Aim of the task =
Leave out the pictures and transcribe everything else exactly.

──────

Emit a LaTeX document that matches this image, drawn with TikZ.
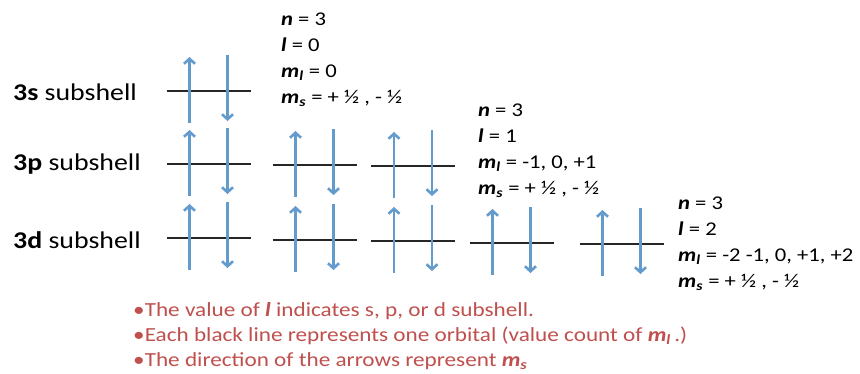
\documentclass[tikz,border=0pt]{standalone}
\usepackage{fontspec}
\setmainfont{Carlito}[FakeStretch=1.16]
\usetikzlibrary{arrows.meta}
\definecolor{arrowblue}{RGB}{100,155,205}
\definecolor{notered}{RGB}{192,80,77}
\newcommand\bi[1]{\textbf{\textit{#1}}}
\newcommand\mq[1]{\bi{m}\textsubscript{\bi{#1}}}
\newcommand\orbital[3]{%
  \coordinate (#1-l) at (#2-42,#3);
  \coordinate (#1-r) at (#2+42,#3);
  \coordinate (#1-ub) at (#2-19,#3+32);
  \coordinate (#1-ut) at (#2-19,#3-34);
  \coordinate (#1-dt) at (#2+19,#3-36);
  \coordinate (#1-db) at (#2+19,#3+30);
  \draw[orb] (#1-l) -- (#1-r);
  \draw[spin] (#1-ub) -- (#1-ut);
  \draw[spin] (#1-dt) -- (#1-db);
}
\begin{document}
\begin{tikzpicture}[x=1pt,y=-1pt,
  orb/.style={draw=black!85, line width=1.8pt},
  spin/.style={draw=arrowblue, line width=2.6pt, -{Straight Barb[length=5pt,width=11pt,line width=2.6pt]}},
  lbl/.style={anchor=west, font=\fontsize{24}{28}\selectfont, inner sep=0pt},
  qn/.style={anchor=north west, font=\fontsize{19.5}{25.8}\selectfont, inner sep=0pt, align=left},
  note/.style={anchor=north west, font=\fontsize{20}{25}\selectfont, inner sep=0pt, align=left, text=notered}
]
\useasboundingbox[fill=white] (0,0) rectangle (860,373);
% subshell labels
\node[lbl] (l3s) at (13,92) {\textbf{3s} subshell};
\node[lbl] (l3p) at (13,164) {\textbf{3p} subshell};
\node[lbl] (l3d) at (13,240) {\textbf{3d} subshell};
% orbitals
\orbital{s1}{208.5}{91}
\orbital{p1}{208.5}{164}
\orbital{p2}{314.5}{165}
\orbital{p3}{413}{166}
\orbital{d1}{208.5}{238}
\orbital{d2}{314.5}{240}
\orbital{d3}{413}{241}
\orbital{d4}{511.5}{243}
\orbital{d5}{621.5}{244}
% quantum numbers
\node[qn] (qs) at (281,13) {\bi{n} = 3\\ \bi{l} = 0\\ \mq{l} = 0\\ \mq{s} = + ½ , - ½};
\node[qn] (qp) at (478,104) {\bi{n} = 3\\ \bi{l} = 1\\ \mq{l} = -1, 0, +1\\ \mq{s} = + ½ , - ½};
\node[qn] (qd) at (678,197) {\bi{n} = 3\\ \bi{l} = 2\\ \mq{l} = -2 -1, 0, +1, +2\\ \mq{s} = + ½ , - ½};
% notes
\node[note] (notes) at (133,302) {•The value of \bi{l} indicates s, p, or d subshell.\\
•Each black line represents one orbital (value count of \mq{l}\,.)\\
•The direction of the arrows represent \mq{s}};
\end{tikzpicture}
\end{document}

──────

Solution to this problem =
Emit a LaTeX document that matches this image, drawn with TikZ.
\documentclass[tikz,border=0pt]{standalone}
\usepackage{fontspec}
\setmainfont{Carlito}[FakeStretch=1.16]
\usetikzlibrary{arrows.meta}
\definecolor{arrowblue}{RGB}{100,155,205}
\definecolor{notered}{RGB}{192,80,77}
\newcommand\bi[1]{\textbf{\textit{#1}}}
\newcommand\mq[1]{\bi{m}\textsubscript{\bi{#1}}}
\newcommand\orbital[3]{%
  \coordinate (#1-l) at (#2-42,#3);
  \coordinate (#1-r) at (#2+42,#3);
  \coordinate (#1-ub) at (#2-19,#3+32);
  \coordinate (#1-ut) at (#2-19,#3-34);
  \coordinate (#1-dt) at (#2+19,#3-36);
  \coordinate (#1-db) at (#2+19,#3+30);
  \draw[orb] (#1-l) -- (#1-r);
  \draw[spin] (#1-ub) -- (#1-ut);
  \draw[spin] (#1-dt) -- (#1-db);
}
\begin{document}
\begin{tikzpicture}[x=1pt,y=-1pt,
  orb/.style={draw=black!85, line width=1.8pt},
  spin/.style={draw=arrowblue, line width=2.6pt, -{Straight Barb[length=5pt,width=11pt,line width=2.6pt]}},
  lbl/.style={anchor=west, font=\fontsize{24}{28}\selectfont, inner sep=0pt},
  qn/.style={anchor=north west, font=\fontsize{19.5}{25.8}\selectfont, inner sep=0pt, align=left},
  note/.style={anchor=north west, font=\fontsize{20}{25}\selectfont, inner sep=0pt, align=left, text=notered}
]
\useasboundingbox[fill=white] (0,0) rectangle (860,373);
% subshell labels
\node[lbl] (l3s) at (13,92) {\textbf{3s} subshell};
\node[lbl] (l3p) at (13,164) {\textbf{3p} subshell};
\node[lbl] (l3d) at (13,240) {\textbf{3d} subshell};
% orbitals
\orbital{s1}{208.5}{91}
\orbital{p1}{208.5}{164}
\orbital{p2}{314.5}{165}
\orbital{p3}{413}{166}
\orbital{d1}{208.5}{238}
\orbital{d2}{314.5}{240}
\orbital{d3}{413}{241}
\orbital{d4}{511.5}{243}
\orbital{d5}{621.5}{244}
% quantum numbers
\node[qn] (qs) at (281,13) {\bi{n} = 3\\ \bi{l} = 0\\ \mq{l} = 0\\ \mq{s} = + ½ , - ½};
\node[qn] (qp) at (478,104) {\bi{n} = 3\\ \bi{l} = 1\\ \mq{l} = -1, 0, +1\\ \mq{s} = + ½ , - ½};
\node[qn] (qd) at (678,197) {\bi{n} = 3\\ \bi{l} = 2\\ \mq{l} = -2 -1, 0, +1, +2\\ \mq{s} = + ½ , - ½};
% notes
\node[note] (notes) at (133,302) {•The value of \bi{l} indicates s, p, or d subshell.\\
•Each black line represents one orbital (value count of \mq{l}\,.)\\
•The direction of the arrows represent \mq{s}};
\end{tikzpicture}
\end{document}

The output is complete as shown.